Natural language processing (NLP) continues its rapid advance, leading some people to fear its latest results.
The research organization OpenAI published a blog post titled “Better Language Models and Their Implications” summarizing its progress on “predicting the next word, given all of the previous words within some text”. OpenAI calls its latest model GPT-2. Some samples of generated texts are very high quality, while some texts show that future improvements are needed. The uniqueness of GPT-2 is the fact that it was not trained on domain-specific datasets as is typical for most NLP models. Rather, GPT-2 was trained on popular links from readers on Reddit, as measured by karma ratings on the outbound links. OpenAI scraped 40GB of text from the Internet to use as training and testing data.
OpenAI was founded by some of the biggest names in the tech industry (Elon Musk and Sam Altman) to “freely collaborate” with others. But it is not only OpenAI that follows this ethos. The whole AI community has been built on the premise of sharing research and patents. The AI community was then surprised that OpenAI decided not to publish its full GPT-2 model. OpenAI claims that if GPT-2 was published, it could be easily misused, possibly by creating high-quality fake news.
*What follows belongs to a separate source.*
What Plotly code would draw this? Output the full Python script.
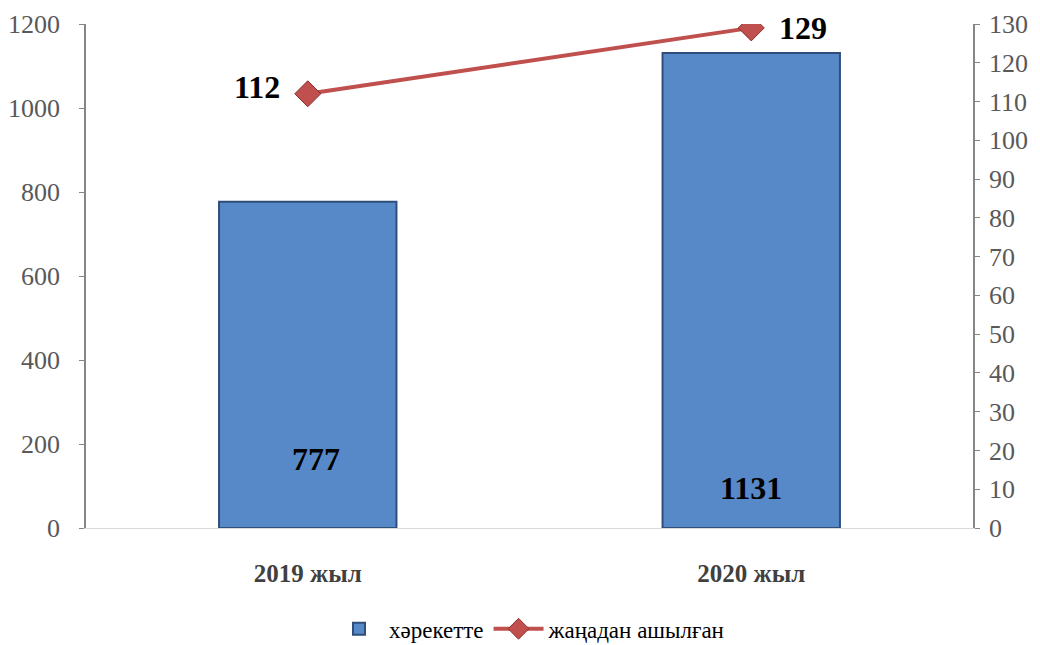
import plotly.graph_objects as go

categories = ["2019 жыл", "2020 жыл"]
active = [777, 1131]
new_opened = [112, 129]
left_ticks = [0, 200, 400, 600, 800, 1000, 1200]
right_ticks = list(range(0, 131, 10))
series_names = ["хәрекетте", "жаңадан ашылған"]

FONT = "Liberation Serif, DejaVu Serif, Times New Roman, serif"

fig = go.Figure()
fig.add_trace(go.Bar(
    x=categories, y=active, name=series_names[0],
    marker=dict(color="#5789c9", line=dict(color="#2f4f7a", width=2)),
    width=0.4, yaxis="y",
))
fig.add_trace(go.Scatter(
    x=categories, y=new_opened, name=series_names[1], yaxis="y2",
    mode="lines+markers",
    line=dict(color="#c0504d", width=4),
    marker=dict(symbol="diamond", size=20, color="#c0504d",
                line=dict(color="#8c2f2c", width=1)),
))

# bar value labels
bar_shifts = [(8, 49), (0, 20)]
for c, v, (dx, dy) in zip(categories, active, bar_shifts):
    fig.add_annotation(x=c, y=0, xref="x", yref="y", text=f"<b>{v}</b>",
                       showarrow=False, yanchor="bottom", xshift=dx, yshift=dy,
                       font=dict(family=FONT, size=32, color="black"))
# line value labels
line_pos = [("right", -26, 7), ("left", 26, 0)]
for c, v, (anc, dx, dy) in zip(categories, new_opened, line_pos):
    fig.add_annotation(x=c, y=v, xref="x", yref="y2", text=f"<b>{v}</b>",
                       showarrow=False, xanchor=anc, xshift=dx, yshift=dy,
                       font=dict(family=FONT, size=32, color="black"))

fig.update_layout(
    width=1040, height=645,
    margin=dict(l=86, r=67, t=24, b=117, autoexpand=False),
    paper_bgcolor="white", plot_bgcolor="white",
    showlegend=True,
    legend=dict(orientation="h", x=0.5, xanchor="center", y=-0.2, yanchor="middle",
                font=dict(family=FONT, size=23, color="black"),
                itemwidth=50, tracegroupgap=0),
    font=dict(family=FONT),
    xaxis=dict(
        automargin=False,
        showline=True, linecolor="#d9d9d9", linewidth=1,
        ticks="outside", ticklen=23, tickcolor="rgba(0,0,0,0)",
        tickfont=dict(family=FONT, size=25, color="#404040", weight="bold"),
        showgrid=False, zeroline=False,
    ),
    yaxis=dict(
        automargin=False,
        range=[0, 1200], tickvals=left_ticks,
        showline=True, linecolor="#868686", linewidth=1.5,
        ticks="outside", ticklen=5, tickcolor="#868686",
        ticklabelstandoff=14,
        tickfont=dict(family=FONT, size=26, color="#595959"),
        showgrid=False, zeroline=False,
    ),
    yaxis2=dict(
        automargin=False,
        range=[0, 130], tickvals=right_ticks, overlaying="y", side="right",
        showline=True, linecolor="#868686", linewidth=1.5,
        ticks="outside", ticklen=5, tickcolor="#868686",
        ticklabelstandoff=4,
        tickfont=dict(family=FONT, size=26, color="#595959"),
        showgrid=False, zeroline=False,
    ),
)

fig.write_html("out.html", config={"displayModeBar": False},
               post_script="document.body.style.margin='0';document.body.style.overflow='hidden';")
OpenAI decided to publish its smaller (and less accurate) versions of GPT-2 to the public.
However, the original paper “Language Models are Unsupervised Multitask Learners” from OpenAI may contain enough details to replicate the full GPT-2 model, given enough time and money. It is estimated that training GPT-2 costs $40K in computing resources.
An AI student from Germany claims he did just that by replicating GPT-2 with the data he scraped using the same methodology as OpenAI. He wrote a blog post explaining that he will release the full model in a few weeks – unless somebody provides arguments to sway him from publishing. One may dismiss it as a publicity stunt until one notices the GitHub repo containing the whole NLP pipeline. It includes Python code for loading the data and for training TensorFlow models at various quality. The author also publishes trained smaller size models that are not as accurate as the large model. The author is kind enough to include examples of his predictions for the same samples published by OpenAI. He claims that, unlike OpenAI’s blog, he does not cherry pick examples.